Edward Bhesania hears the performance of Roberto Sierra, Elgar and Rachmaninoff at London’s Barbican Hall on 19 May 2025

Pablo Ferrández and the RLPO. Photo: Mark Allan

Pablo Ferrández and the RLPO. Photo: Mark Allan

London audiences rarely get a chance to hear orchestras from elsewhere in the country, and yet the turnout for this concert by the RLPO was surprisingly meagre, despite the crowd-pleasing programme. Those who took the plunge, however, were rewarded with performances easily on a par with orchestras from the capital. Domingo Hindoyan, now in his fourth season as chief conductor, opened with Puerto Rican-born composer Roberto Sierra’s Fandangos, a colourful spotlight on the Spanish dance form – with echoes of Ravel’s Boléro – based on examples by Soler and Boccherini.

Iberia met Albion in Spanish-born Pablo Ferrández’s performance of Elgar’s Cello Concerto. Driven by ardent passion, its intensity – underpinned by a tense, heavily applied vibrato – often sounded overbearing. By the time of the third-movement Adagio we really needed an oasis of calm, but the approach here also was rather pushed.

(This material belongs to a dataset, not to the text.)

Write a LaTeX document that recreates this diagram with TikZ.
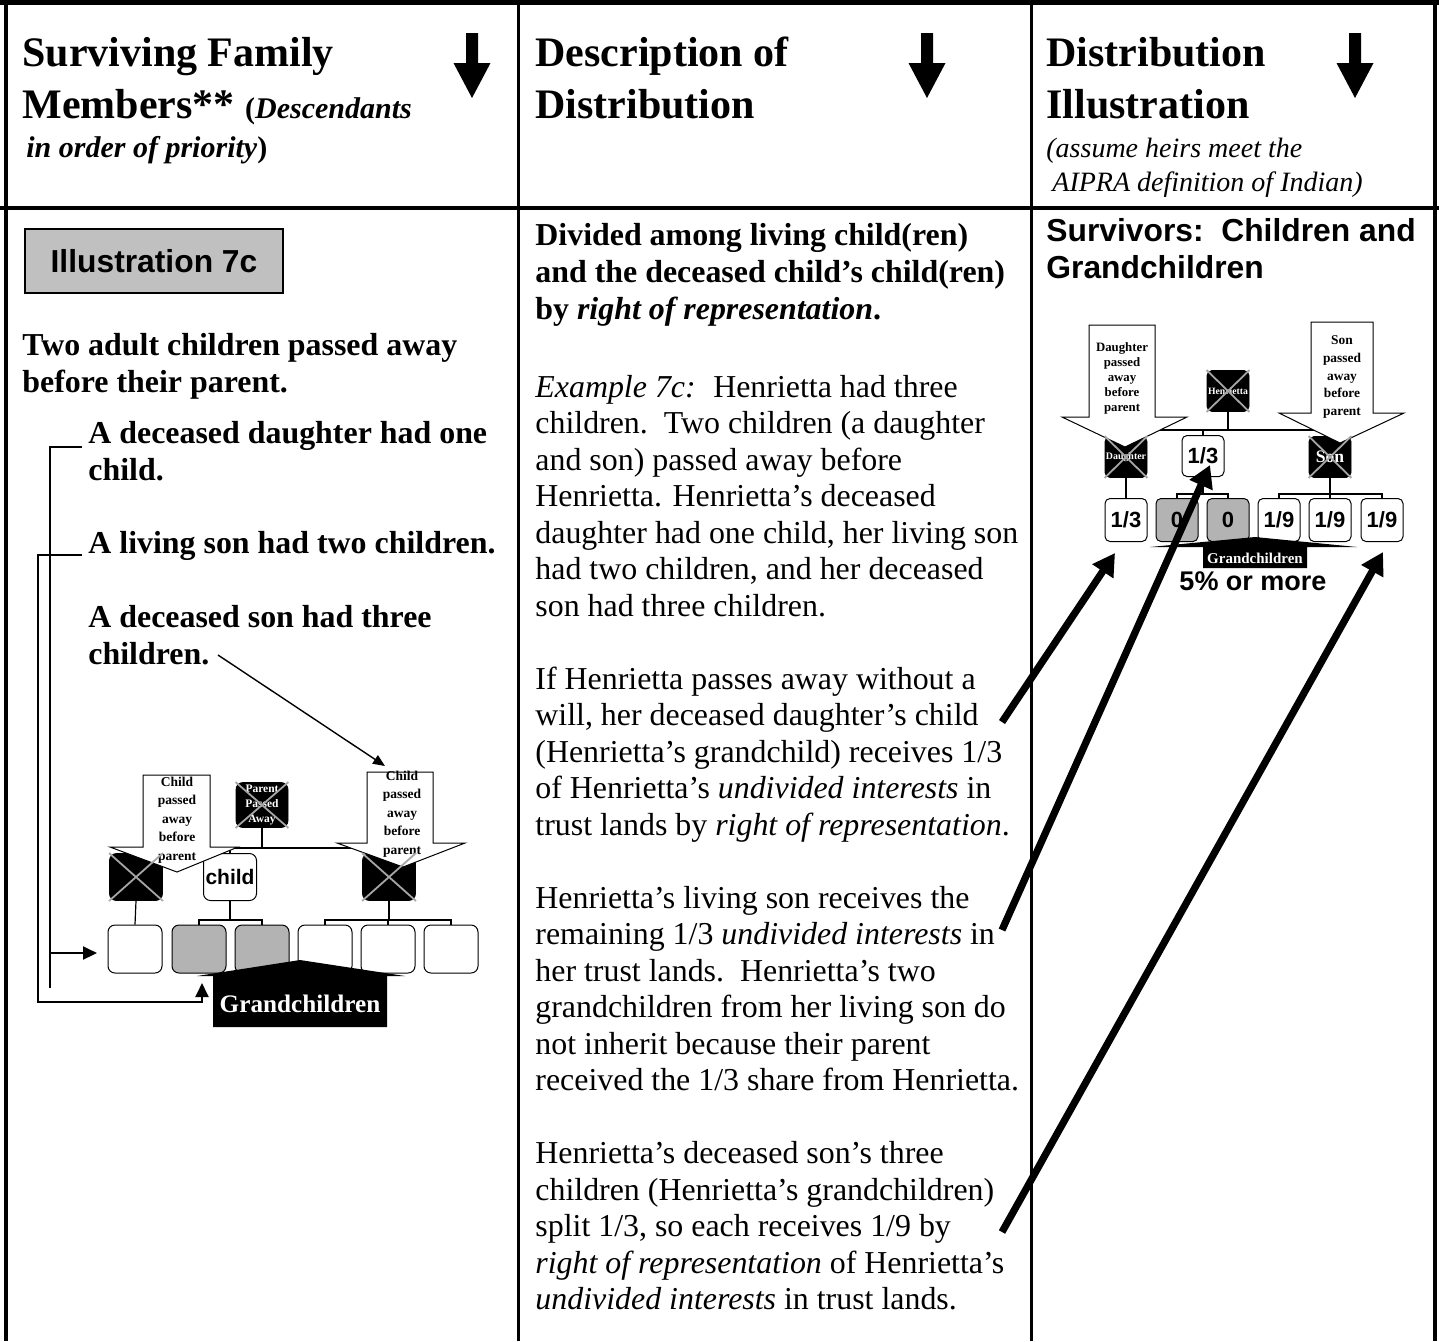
\documentclass[tikz,border=0pt]{standalone}
\usepackage{fontspec}
\setmainfont{Liberation Serif}
\newfontfamily\arialfont{Liberation Sans}
\usetikzlibrary{arrows.meta}

\definecolor{illgray}{HTML}{C0C0C0}
\definecolor{kidgray}{HTML}{B3B3B3}
\definecolor{xgray}{HTML}{A6A6A6}

\tikzset{
  headtext/.style={anchor=base west, align=left, inner sep=0pt, font=\bfseries\fontsize{21}{26}\selectfont},
  bodytext/.style={anchor=base west, align=left, inner sep=0pt, font=\fontsize{15.95}{18.25}\selectfont},
  bodybold/.style={bodytext, font=\bfseries\fontsize{15.95}{18.45}\selectfont},
  deadbox/.style={draw=black, fill=black, text=white, align=center, inner sep=0pt},
  livebox/.style={draw=black, fill=white, inner sep=0pt, line width=0.5pt},
  shadebox/.style={livebox, fill=kidgray},
  lbox/.style={rounded corners=3.5pt, minimum width=26.5pt, minimum height=23.5pt},
  lgbox/.style={rounded corners=3.5pt, minimum width=27pt, minimum height=24pt},
  rbox/.style={rounded corners=2.5pt, minimum width=21pt, minimum height=20.5pt},
  rgbox/.style={rounded corners=2.5pt, minimum width=21pt, minimum height=21.5pt, font=\arialfont\bfseries\fontsize{11}{12}\selectfont},
  callout/.style={draw=black, fill=white, line width=0.5pt},
  calltext/.style={align=center, inner sep=0pt, font=\bfseries\fontsize{6.75}{9.25}\selectfont},
  xmark/.style={draw=xgray, line width=0.9pt},
  bracket/.style={line width=1pt},
  bracketarrow/.style={bracket, -{Triangle[length=7pt,width=6.5pt]}},
  pointer/.style={line width=0.7pt, -{Triangle[length=6pt,width=5pt]}},
  bigarrow/.style={line width=3.6pt, -{Triangle[length=11pt,width=12pt]}},
  treeline/.style={line width=0.6pt},
  barline/.style={line width=1.1pt},
}

\begin{document}
\begin{tikzpicture}[x=0.5pt,y=-0.5pt]
\useasboundingbox (0,0) rectangle (1439,1341);

% table frame
\draw[line width=2.5pt] (0,2.5) -- (1439,2.5);
\draw[line width=2pt] (5.5,0) -- (5.5,1341);
\draw[line width=2pt] (1434.5,0) -- (1434.5,1341);
\draw[line width=1.5pt] (518,0) -- (518,1341);
\draw[line width=1.5pt] (1031,0) -- (1031,1341);
\draw[line width=2pt] (0,208) -- (1439,208);

% header row (multi-line nodes sit on their last baseline)
\node[headtext] (hsurv) at (22,118) {Surviving Family\\Members** {\fontsize{15}{18}\selectfont(\textit{Descendants}}};
\node[anchor=base west, inner sep=0pt, font=\bfseries\fontsize{15}{18}\selectfont] (hprio) at (26,157) {\textit{in order of priority})};
\node[headtext] (hdesc) at (535,118) {Description of\\Distribution};
\node[headtext] (hdist) at (1046,118) {Distribution\\Illustration};
\node[anchor=base west, align=left, inner sep=0pt, font=\itshape\fontsize{14}{16.6}\selectfont] (hassume) at (1046,191) {(assume heirs meet the\\\hspace*{3pt}AIPRA definition of Indian)};
\foreach \cx in {472,927,1355}
  \fill ({\cx-6},33) -- ({\cx+6},33) -- ({\cx+6},63) -- ({\cx+18.5},63) -- (\cx,98) -- ({\cx-18.5},63) -- ({\cx-6},63) -- cycle;

% column 1
\node[draw=black, line width=0.6pt, fill=illgray, minimum width=129pt, minimum height=32pt, font=\arialfont\bfseries\fontsize{15.9}{18}\selectfont] (illus) at (154,261) {Illustration 7c};
\node[bodybold] (twoadult) at (22,392) {Two adult children passed away\\before their parent.};
\node[bodybold] (qdau) at (88,480) {A deceased daughter had one\\child.};
\node[bodybold] (qliv) at (88,553) {A living son had two children.};
\node[bodybold] (qson) at (88,664) {A deceased son had three\\children.};

% left tree
\node[deadbox, lbox, minimum width=26pt, minimum height=22.5pt, font=\bfseries\fontsize{5.75}{7.5}\selectfont] (lpar) at (262,805) {Parent\\Passed\\Away};
\node[deadbox, lbox] (ldau) at (136,877) {};
\node[livebox, lbox, font=\arialfont\bfseries\fontsize{10.5}{12}\selectfont] (lkid) at (230,877) {child};
\node[deadbox, lbox] (lson) at (389,877) {};
\foreach \i/\gx/\st in {1/135/livebox,2/199/shadebox,3/262/shadebox,4/325/livebox,5/388/livebox,6/451/livebox}
  \node[\st, lgbox] (lg\i) at (\gx,949) {};

\coordinate (lbar) at (262,848);
\coordinate (lmid) at (0,920);
\draw[barline] (lpar.south) -- (lbar);
\draw[barline] (ldau.north |- lbar) -- (lson.north |- lbar);
\draw[treeline] (ldau.north |- lbar) -- (ldau.north) (lkid.north |- lbar) -- (lkid.north) (lson.north |- lbar) -- (lson.north);
\draw[treeline] (ldau.south) -- (lg1.north);
\draw[treeline] (lkid.south) -- (lkid.south |- lmid);
\draw[treeline] (lg2.north) |- (lmid -| lg3.north) -- (lg3.north);
\draw[treeline] (lson.south) -- (lson.south |- lmid);
\draw[treeline] (lg4.north) |- (lmid -| lg6.north) -- (lg6.north);
\draw[treeline] (lg5.north) -- (lmid -| lg5.north);

\draw[callout] (143,775) -- (210,775) -- (210,847) -- (238,847) -- (177,872) -- (110,847) -- (143,847) -- cycle;
\draw[callout] (367,772) -- (433,772) -- (433,843) -- (465,843) -- (403,867) -- (337,843) -- (367,843) -- cycle;
\node[calltext] (lcalA) at (177,820) {Child\\passed\\away\\before\\parent};
\node[calltext] (lcalB) at (402,814) {Child\\passed\\away\\before\\parent};

\fill (213,1027) -- (213,976) -- (197,976) -- (300,960) -- (405,976) -- (387,976) -- (387,1027) -- cycle;
\node[anchor=base, text=white, font=\bfseries\fontsize{12.6}{14}\selectfont] (lgrand) at (300,1012) {Grandchildren};

% brackets from the text to the tree
\coordinate (bdA) at (82,447);
\coordinate (bdB) at (82,555);
\coordinate (brA) at (50,953);
\coordinate (tipA) at (97,953);
\coordinate (tipB) at (202,983);
\draw[bracket] (bdA) -| (50,988);
\draw[bracketarrow] (brA) -- (tipA);
\draw[bracketarrow] (bdB) -| (38,1002) -| (tipB);
\coordinate (ptA) at (218,655);
\coordinate (ptB) at (385,766);
\draw[pointer] (ptA) -- (ptB);

% column 2
\node[bodybold] (pdiv) at (535,319) {Divided among living child(ren)\\and the deceased child’s child(ren)\\by \textit{right of representation}.};
\node[bodytext] (pex) at (535,616) {\textit{Example 7c:}\hspace{0.55em}Henrietta had three\\children.\ \ Two children (a daughter\\and son) passed away before\\Henrietta. Henrietta’s deceased\\daughter had one child, her living son\\had two children, and her deceased\\son had three children.};
\node[bodytext] (pif) at (535,835) {If Henrietta passes away without a\\will, her deceased daughter’s child\\(Henrietta’s grandchild) receives 1/3\\of Henrietta’s \textit{undivided interests} in\\trust lands by \textit{right of representation}.};
\node[bodytext] (pliv) at (535,1090.5) {Henrietta’s living son receives the\\remaining 1/3 \textit{undivided interests} in\\her trust lands.\ \ Henrietta’s two\\grandchildren from her living son do\\not inherit because their parent\\received the 1/3 share from Henrietta.};
\node[bodytext] (pson) at (535,1309.5) {Henrietta’s deceased son’s three\\children (Henrietta’s grandchildren)\\split 1/3, so each receives 1/9 by\\\textit{right of representation} of Henrietta’s\\\textit{undivided interests} in trust lands.};

% column 3
\node[anchor=base west, align=left, inner sep=0pt, font=\arialfont\bfseries\fontsize{15.9}{18.45}\selectfont] (surv) at (1046,278) {Survivors:\ \ Children and\\Grandchildren};

\node[deadbox, rbox, font=\bfseries\fontsize{4.85}{5}\selectfont] (rhen) at (1228,391) {Henrietta};
\node[deadbox, rbox, font=\bfseries\fontsize{4.95}{5}\selectfont] (rdau) at (1126,457) {Daughter};
\node[livebox, rbox, font=\arialfont\bfseries\fontsize{11}{12}\selectfont] (rkid) at (1203,456) {1/3};
\node[deadbox, rbox, font=\bfseries\fontsize{8.8}{9}\selectfont] (rson) at (1330,457) {Son};
\node[livebox, rgbox] (rg1) at (1126,520) {1/3};
\node[shadebox, rgbox] (rg2) at (1177,520) {0};
\node[shadebox, rgbox] (rg3) at (1228,520) {0};
\node[livebox, rgbox] (rg4) at (1279,520) {1/9};
\node[livebox, rgbox] (rg5) at (1330,520) {1/9};
\node[livebox, rgbox] (rg6) at (1382,520) {1/9};

\coordinate (rbar) at (1228,430);
\coordinate (rmid) at (0,494);
\draw[barline] (rhen.south) -- (rbar);
\draw[barline] (rdau.north |- rbar) -- (rson.north |- rbar);
\draw[treeline] (rdau.north |- rbar) -- (rdau.north) (rkid.north |- rbar) -- (rkid.north) (rson.north |- rbar) -- (rson.north);
\draw[treeline] (rdau.south) -- (rg1.north);
\draw[treeline] (rkid.south) -- (rkid.south |- rmid);
\draw[treeline] (rg2.north) |- (rmid -| rg3.north) -- (rg3.north);
\draw[treeline] (rson.south) -- (rson.south |- rmid);
\draw[treeline] (rg4.north) |- (rmid -| rg6.north) -- (rg6.north);
\draw[treeline] (rg5.north) -- (rmid -| rg5.north);

\draw[callout] (1089,325) -- (1155,325) -- (1155,417) -- (1187,417) -- (1125,447) -- (1062,417) -- (1089,417) -- cycle;
\draw[callout] (1311,322) -- (1373,322) -- (1373,413) -- (1404,413) -- (1340,443) -- (1279,413) -- (1311,413) -- cycle;
\node[calltext, font=\bfseries\fontsize{6.4}{7.5}\selectfont] (rcalA) at (1122,378) {Daughter\\passed\\away\\before\\parent};
\node[calltext, font=\bfseries\fontsize{6.7}{8.85}\selectfont] (rcalB) at (1342,377) {Son\\passed\\away\\before\\parent};

\fill (1150,547) -- (1255,537) -- (1357,547) -- (1307,547) -- (1307,568) -- (1203,568) -- (1203,547) -- cycle;
\node[anchor=base, text=white, font=\bfseries\fontsize{7.5}{8}\selectfont] (rgrand) at (1255,563) {Grandchildren};
\node[anchor=base, font=\arialfont\bfseries\fontsize{13.5}{15}\selectfont] (five) at (1253,590) {5\% or more};

% crosses over the deceased
\foreach \n in {lpar,ldau,lson,rhen,rdau,rson}
  \draw[xmark] (\n.north west) -- (\n.south east) (\n.north east) -- (\n.south west);

% pointers from the text to the shares
\coordinate (fromA) at (1002,722);
\coordinate (toA) at (1115,553);
\coordinate (fromB) at (1002,930);
\coordinate (toB) at (1210,465);
\coordinate (fromC) at (1002,1232);
\coordinate (toC) at (1383,552);
\draw[bigarrow] (fromA) -- (toA);
\draw[bigarrow] (fromB) -- (toB);
\draw[bigarrow] (fromC) -- (toC);
\end{tikzpicture}
\end{document}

The RLPO’s strings could have been a touch warmer, too, though they proved themselves both agile and fleet-footed in the preceding scherzo-like Allegro molto.

The RLPO seized Rachmaninoff’s Symphonic Dances as a vehicle for display, not least in the driving chords and curlicuing wind lines of the first movement, and the acerbic brass and generous strings of the macabre-tinged second-movement waltz.